A recent comment by Peter, "It's my prayer that the reality of sin and God's justice would break your hardened heart and that the good news of God's perfect grace would mend that broken heart."
First of all, my heart is neither hardened nor broken. I sure felt that way for most of my life after years of indoctrination of being told "you're a sinner", "you're broken", "you need to ask Jesus to soften your heart". No. I'm just a human; neither good or bad. Just existing. Have I done things that society would consider morally wrong? Sure. Have I done things that I personally find to be wrong? Yes. But I not longer believe that any of these things are worthy of being burned for eternity in a lake of fire if I don't believe correctly, say magical words or live a certain way. Not that there aren't consequences to possibly face for actions but those consequences happen here, while alive, and are not forever.
No need to give me a Christianese rant as I know every argument you'll try to give. They bore me. If your God is truly real and truly loving then I'm fine and I'll have to gamble on those things and not the bullshit guilt trip I've been sold my entire life.
All that said; I do want to sincerely thank The Crossing Church for being the final straw that got me out of the Christian life.
Thank you for not answering my questions, as I finally learned that no one has those answers.
Thank you for being abusive to your members, as I then had to leave and thankfully never go back.
Thank you for being so arrogant and vain, as it gave confirmation to my intuition saying "this just isn't right".
Thank you for keeping me on the outside and never letting me into the popular crowd, as I'm sure I would have stayed and still be sucked into your nonsense.
Thank you for consistently acting ridiculous, as that forced me to dig deeper and open my eyes.
Thank you for mismanaging money and living large off the tithes of your members.

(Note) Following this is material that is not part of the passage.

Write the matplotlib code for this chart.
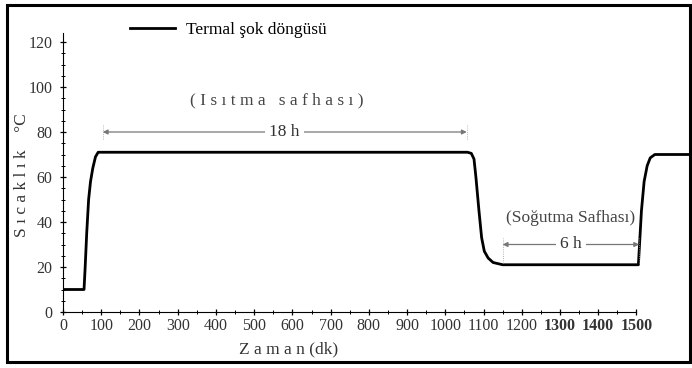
import matplotlib
matplotlib.use("Agg")
import matplotlib.pyplot as plt
from matplotlib.patches import Rectangle
from matplotlib.ticker import MultipleLocator, FixedLocator

plt.rcParams["font.family"] = ["Liberation Serif", "DejaVu Serif"]

# thermal shock cycle (time in min, temperature in degC)
zaman = [0, 55, 58, 62, 67, 72, 78, 85, 92, 100,
         1058, 1068, 1075, 1080, 1088, 1095, 1102, 1112, 1125, 1150,
         1505, 1508, 1513, 1520, 1528, 1536, 1548, 1640]
sicaklik = [10, 10, 20, 35, 50, 58, 64, 69, 71, 71,
            71, 70.5, 68, 60, 45, 33, 27, 24, 22, 21,
            21, 30, 45, 58, 65, 68.5, 70, 70]

x_ticks = list(range(0, 1501, 100))
x_minor = list(range(50, 1500, 100))
y_ticks = list(range(0, 121, 20))

isitma = (104, 1056)    # 18 h span
sogutma = (1150, 1507)  # 6 h span

fig = plt.figure(figsize=(6.92, 3.68), dpi=100)
ax = fig.add_axes([63 / 692, 56 / 368, 627 / 692, 279 / 368])

ax.plot(zaman, sicaklik, color="black", lw=2.0, label="Termal şok döngüsü",
        solid_joinstyle="round")

ax.set_xlim(0, 1640)
ax.set_ylim(0, 124)
for s in ("top", "right"):
    ax.spines[s].set_visible(False)
ax.spines["bottom"].set_bounds(0, 1500)
ax.set_xticks(x_ticks)
ax.set_yticks(y_ticks)
ax.xaxis.set_minor_locator(FixedLocator(x_minor))
ax.yaxis.set_minor_locator(MultipleLocator(5))
ax.tick_params(which="major", direction="inout", length=5, width=0.9,
               labelsize=11.5, labelcolor="#333")
ax.tick_params(which="minor", direction="inout", length=3, width=0.7)
ax.tick_params(axis="x", pad=2)
ax.tick_params(axis="y", pad=5)
for lab in ax.get_xticklabels()[-3:]:
    lab.set_fontweight("bold")

ax.set_xlabel("Z a m a n (dk)", fontsize=12.5, color="#333")
ax.xaxis.set_label_coords(0.36, -0.105)
ax.set_ylabel("S ı c a k l ı k    °C", fontsize=12.5, color="#333")
ax.yaxis.set_label_coords(-0.052, 0.49)

# heating phase
ax.annotate("", xy=(isitma[0], 80), xytext=(isitma[1], 80),
            arrowprops=dict(arrowstyle="<|-|>", color="#777", lw=0.9,
                            mutation_scale=7, shrinkA=0, shrinkB=0))
ax.text(sum(isitma) / 2, 80, "18 h", ha="center", va="center", fontsize=12.5,
        color="#333", bbox=dict(fc="white", ec="none", pad=3))
ax.text(559, 94, "( I s ı t m a   s a f h a s ı )", ha="center", va="center",
        fontsize=12.5, color="#444")
for xv in isitma:
    ax.plot([xv, xv], [77, 83], color="#999", lw=0.6, ls=":")

# cooling phase
ax.annotate("", xy=(sogutma[0], 30), xytext=(sogutma[1], 30),
            arrowprops=dict(arrowstyle="<|-|>", color="#777", lw=0.9,
                            mutation_scale=7, shrinkA=0, shrinkB=0))
ax.text(sum(sogutma) / 2, 30, "6 h", ha="center", va="center", fontsize=12.5,
        color="#333", bbox=dict(fc="white", ec="none", pad=3))
ax.text(1328, 42, "(Soğutma Safhası)", ha="center", va="center",
        fontsize=12.5, color="#444")
for xv in sogutma:
    ax.plot([xv, xv], [22, 33], color="#999", lw=0.6, ls=":")

ax.legend(loc="upper left", bbox_to_anchor=(130 / 692, 1 - 22 / 368),
          bbox_transform=fig.transFigure, frameon=False, fontsize=12.5,
          handlelength=2.6, handletextpad=0.6, borderpad=0, borderaxespad=0)

fig.patches.append(Rectangle((7 / 692, 6 / 368), 683 / 692, 357 / 368,
                             transform=fig.transFigure, fill=False,
                             ec="black", lw=2.2))

fig.savefig("out.png", dpi=100)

I was just reading a recent post by Pastor Eric Dykstra that said to walk in freedom, joy and love. I do walk in those things because of releasing Christianity. No book of rules, no forced giving, no expectations. I get to think for myself, use logic and reason, and not believe I'm hard and broken. It's a true freedom like no other.
I thank you because after all the searching, the sadness, the pain and the anger, I'm finally free of you. I kissed hell, a vengeful God, penal substitutionary atonement and the "inerrant word of God" good bye and it's wonderful. I did it all while in Christianity: every prayer, every study, every song, every shame filled service. I did all these things while pushing down the feeling that it was all bullshit. Asked Jesus into my heart a good 10,000 times, and was even told by a Crossing church leader "maybe you should do it again - out loud in front of me" because supposedly their presence would make it take and then I'd feel it the way they did? Whatever. Baptized twice and no special supernatural thing ever happened. It was in going all in at The Crossing Church that it finally fell apart.
I don't know if there is a God. I don't know if there is an after life. I don't know and that's OK. I live in the tension between the possibility of an all powerful deity and nothingness. And that's fine. I'm open to all thoughts, possibilities and ideas. I accept that what I feel today will probably change. Jesus said his burden was light, and he was cool so maybe that's true, but the burden of the church is unbearable. So happy to be free. Thank you Crossing Church.